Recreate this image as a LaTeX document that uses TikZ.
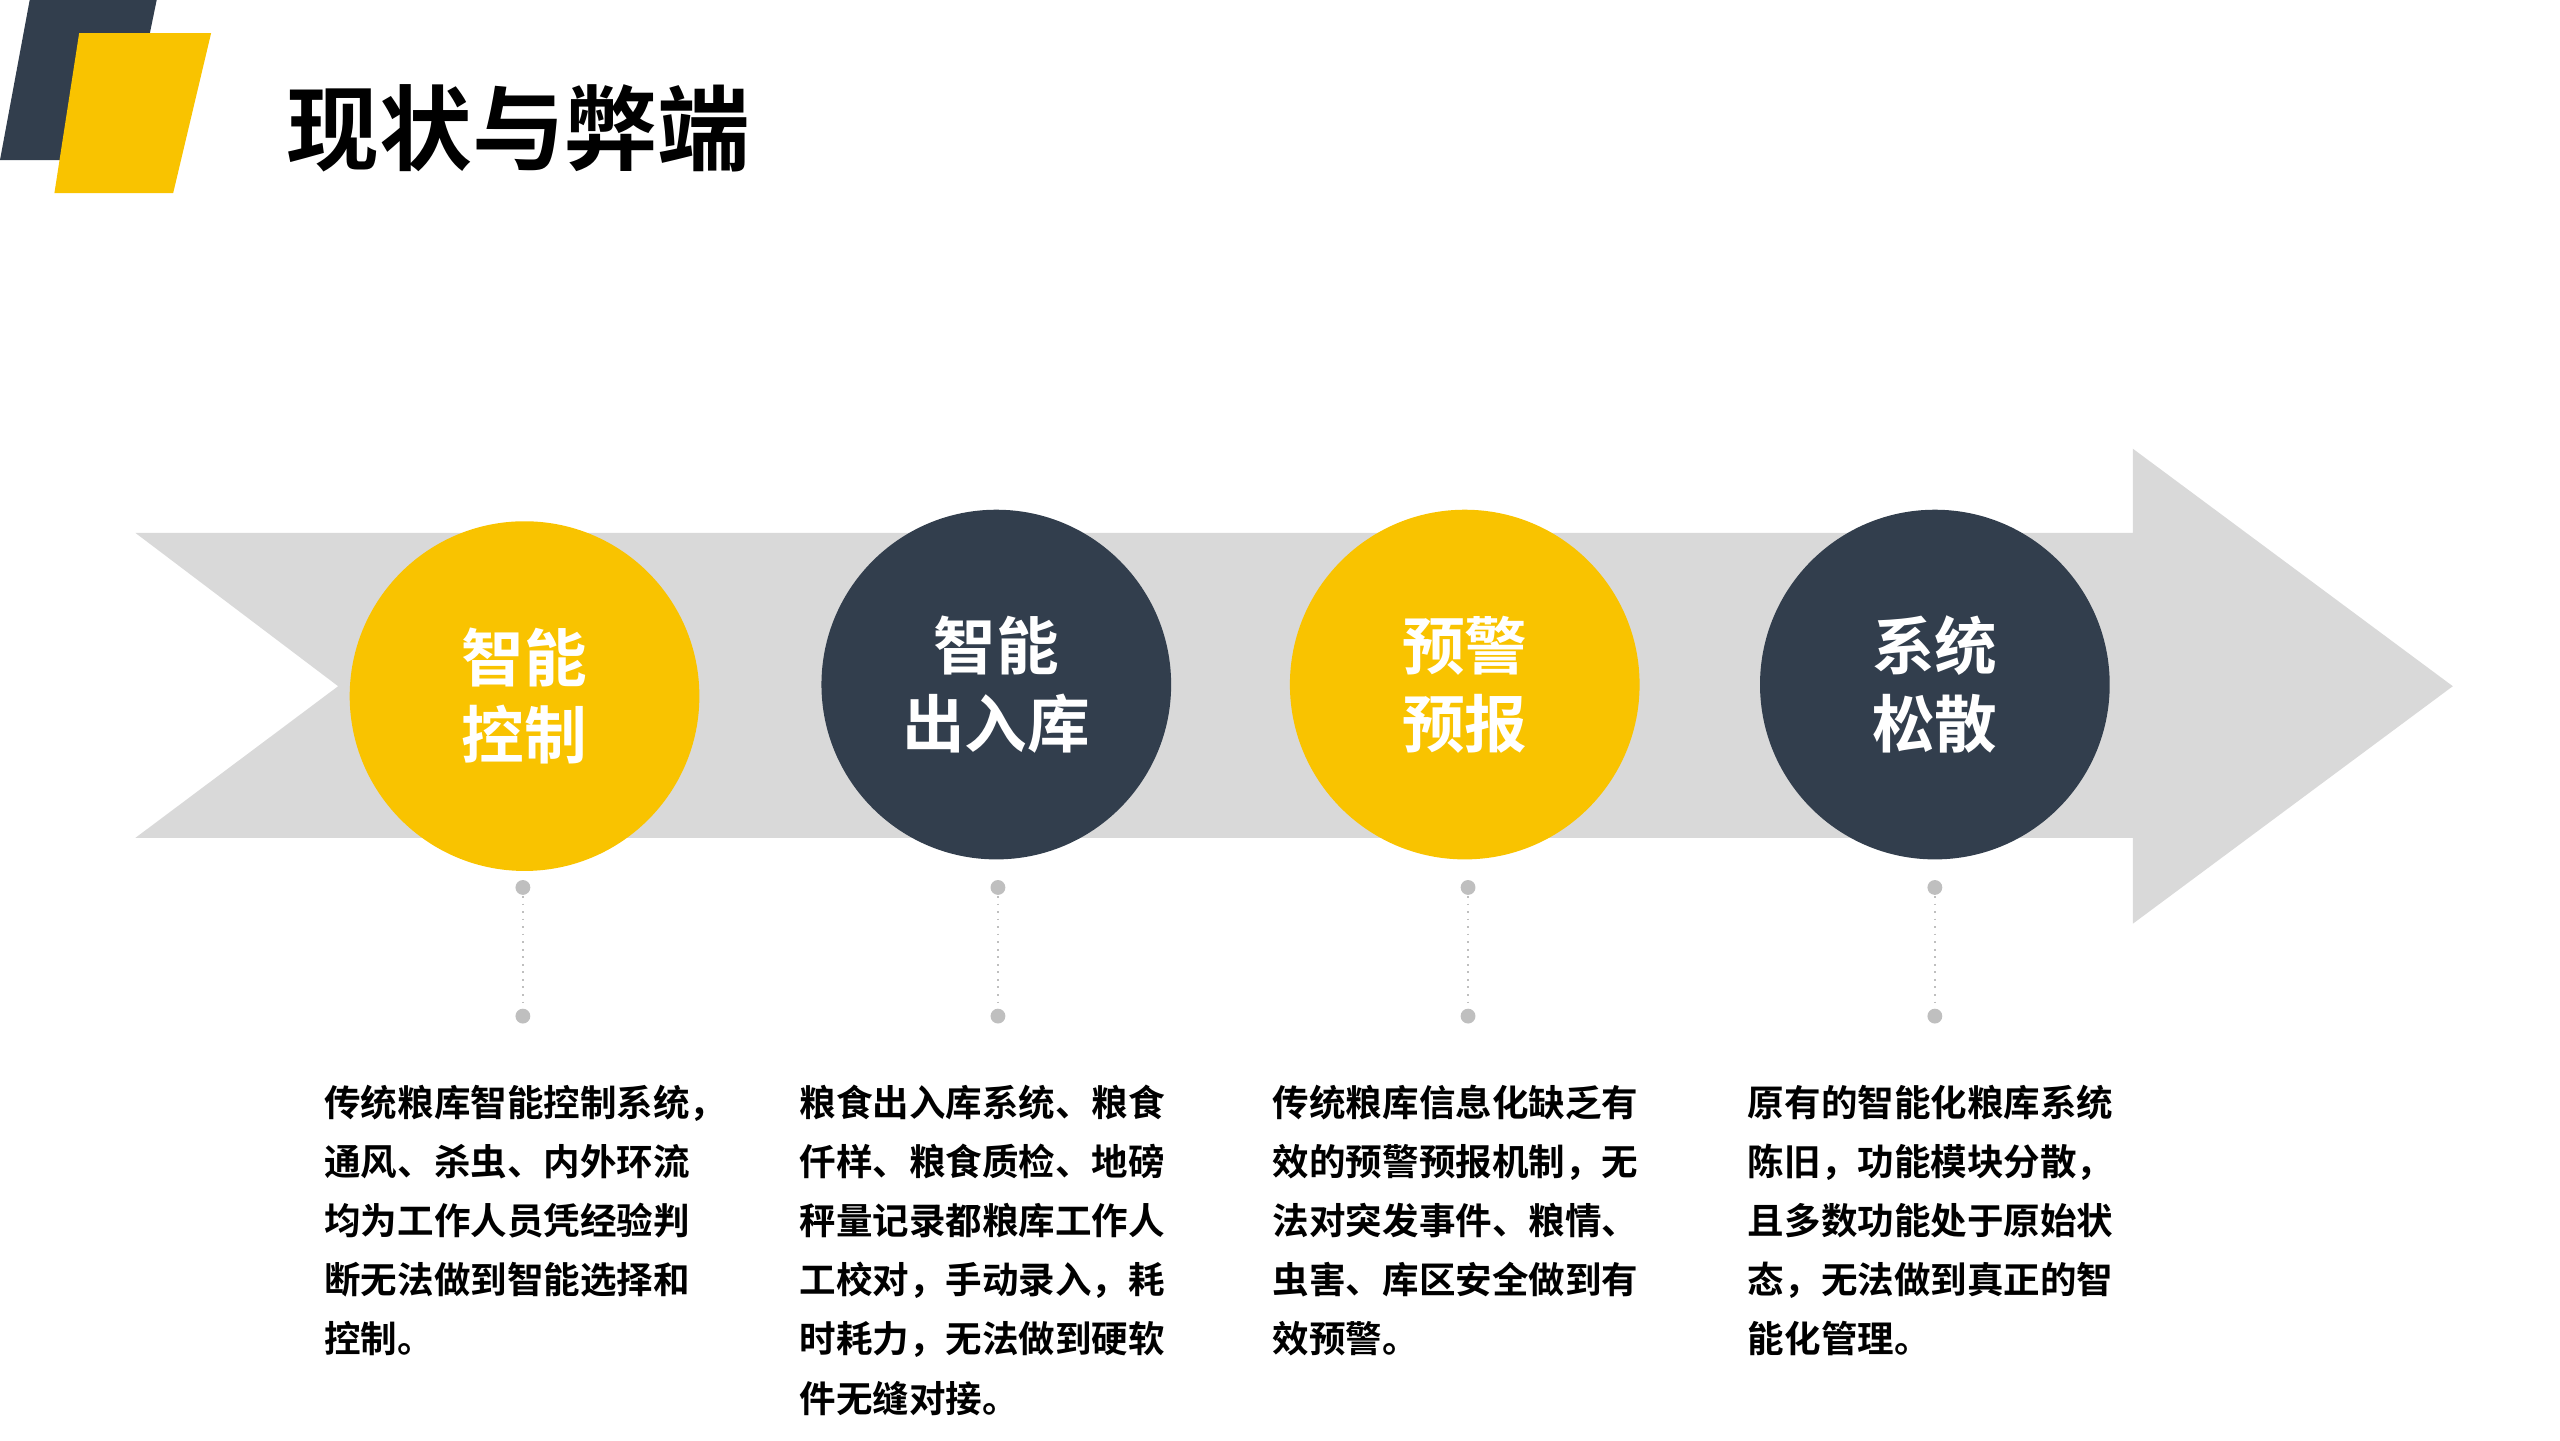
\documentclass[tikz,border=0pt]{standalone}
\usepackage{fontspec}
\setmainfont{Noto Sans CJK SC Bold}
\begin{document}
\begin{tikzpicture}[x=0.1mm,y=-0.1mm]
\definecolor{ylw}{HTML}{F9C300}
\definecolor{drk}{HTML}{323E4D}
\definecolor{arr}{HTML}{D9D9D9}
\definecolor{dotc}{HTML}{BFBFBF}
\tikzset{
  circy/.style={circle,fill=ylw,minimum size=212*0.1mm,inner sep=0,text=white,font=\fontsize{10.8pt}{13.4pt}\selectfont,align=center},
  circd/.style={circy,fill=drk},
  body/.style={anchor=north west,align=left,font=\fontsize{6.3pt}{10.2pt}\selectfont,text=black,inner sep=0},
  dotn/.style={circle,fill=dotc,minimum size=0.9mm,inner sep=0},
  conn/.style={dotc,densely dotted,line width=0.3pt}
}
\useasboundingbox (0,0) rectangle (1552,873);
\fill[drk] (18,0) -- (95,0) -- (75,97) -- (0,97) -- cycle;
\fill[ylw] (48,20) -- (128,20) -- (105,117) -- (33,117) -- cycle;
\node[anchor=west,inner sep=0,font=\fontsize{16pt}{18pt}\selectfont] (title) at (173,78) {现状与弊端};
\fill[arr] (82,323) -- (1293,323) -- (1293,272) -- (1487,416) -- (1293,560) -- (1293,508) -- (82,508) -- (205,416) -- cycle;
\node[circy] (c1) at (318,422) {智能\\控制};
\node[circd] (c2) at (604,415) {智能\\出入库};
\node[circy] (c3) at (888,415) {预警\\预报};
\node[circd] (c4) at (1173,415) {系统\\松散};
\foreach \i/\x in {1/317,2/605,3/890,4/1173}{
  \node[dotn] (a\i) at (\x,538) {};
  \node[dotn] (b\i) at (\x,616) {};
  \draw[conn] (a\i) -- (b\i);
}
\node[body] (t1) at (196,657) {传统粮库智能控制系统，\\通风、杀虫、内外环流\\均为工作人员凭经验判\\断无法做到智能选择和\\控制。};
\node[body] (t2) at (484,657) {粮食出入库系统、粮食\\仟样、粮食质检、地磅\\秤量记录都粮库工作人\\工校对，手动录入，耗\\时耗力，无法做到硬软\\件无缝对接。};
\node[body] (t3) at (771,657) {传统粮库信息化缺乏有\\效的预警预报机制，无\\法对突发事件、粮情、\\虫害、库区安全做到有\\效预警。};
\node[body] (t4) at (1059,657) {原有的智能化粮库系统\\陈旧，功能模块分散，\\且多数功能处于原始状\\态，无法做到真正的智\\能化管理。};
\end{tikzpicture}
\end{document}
────────
_WHAT IS BEING ASKED_. Transcribe the material as is, with images omitted.

_REPLY TO THE TASK_.
Recreate this image as a LaTeX document that uses TikZ.
\documentclass[tikz,border=0pt]{standalone}
\usepackage{fontspec}
\setmainfont{Noto Sans CJK SC Bold}
\begin{document}
\begin{tikzpicture}[x=0.1mm,y=-0.1mm]
\definecolor{ylw}{HTML}{F9C300}
\definecolor{drk}{HTML}{323E4D}
\definecolor{arr}{HTML}{D9D9D9}
\definecolor{dotc}{HTML}{BFBFBF}
\tikzset{
  circy/.style={circle,fill=ylw,minimum size=212*0.1mm,inner sep=0,text=white,font=\fontsize{10.8pt}{13.4pt}\selectfont,align=center},
  circd/.style={circy,fill=drk},
  body/.style={anchor=north west,align=left,font=\fontsize{6.3pt}{10.2pt}\selectfont,text=black,inner sep=0},
  dotn/.style={circle,fill=dotc,minimum size=0.9mm,inner sep=0},
  conn/.style={dotc,densely dotted,line width=0.3pt}
}
\useasboundingbox (0,0) rectangle (1552,873);
\fill[drk] (18,0) -- (95,0) -- (75,97) -- (0,97) -- cycle;
\fill[ylw] (48,20) -- (128,20) -- (105,117) -- (33,117) -- cycle;
\node[anchor=west,inner sep=0,font=\fontsize{16pt}{18pt}\selectfont] (title) at (173,78) {现状与弊端};
\fill[arr] (82,323) -- (1293,323) -- (1293,272) -- (1487,416) -- (1293,560) -- (1293,508) -- (82,508) -- (205,416) -- cycle;
\node[circy] (c1) at (318,422) {智能\\控制};
\node[circd] (c2) at (604,415) {智能\\出入库};
\node[circy] (c3) at (888,415) {预警\\预报};
\node[circd] (c4) at (1173,415) {系统\\松散};
\foreach \i/\x in {1/317,2/605,3/890,4/1173}{
  \node[dotn] (a\i) at (\x,538) {};
  \node[dotn] (b\i) at (\x,616) {};
  \draw[conn] (a\i) -- (b\i);
}
\node[body] (t1) at (196,657) {传统粮库智能控制系统，\\通风、杀虫、内外环流\\均为工作人员凭经验判\\断无法做到智能选择和\\控制。};
\node[body] (t2) at (484,657) {粮食出入库系统、粮食\\仟样、粮食质检、地磅\\秤量记录都粮库工作人\\工校对，手动录入，耗\\时耗力，无法做到硬软\\件无缝对接。};
\node[body] (t3) at (771,657) {传统粮库信息化缺乏有\\效的预警预报机制，无\\法对突发事件、粮情、\\虫害、库区安全做到有\\效预警。};
\node[body] (t4) at (1059,657) {原有的智能化粮库系统\\陈旧，功能模块分散，\\且多数功能处于原始状\\态，无法做到真正的智\\能化管理。};
\end{tikzpicture}
\end{document}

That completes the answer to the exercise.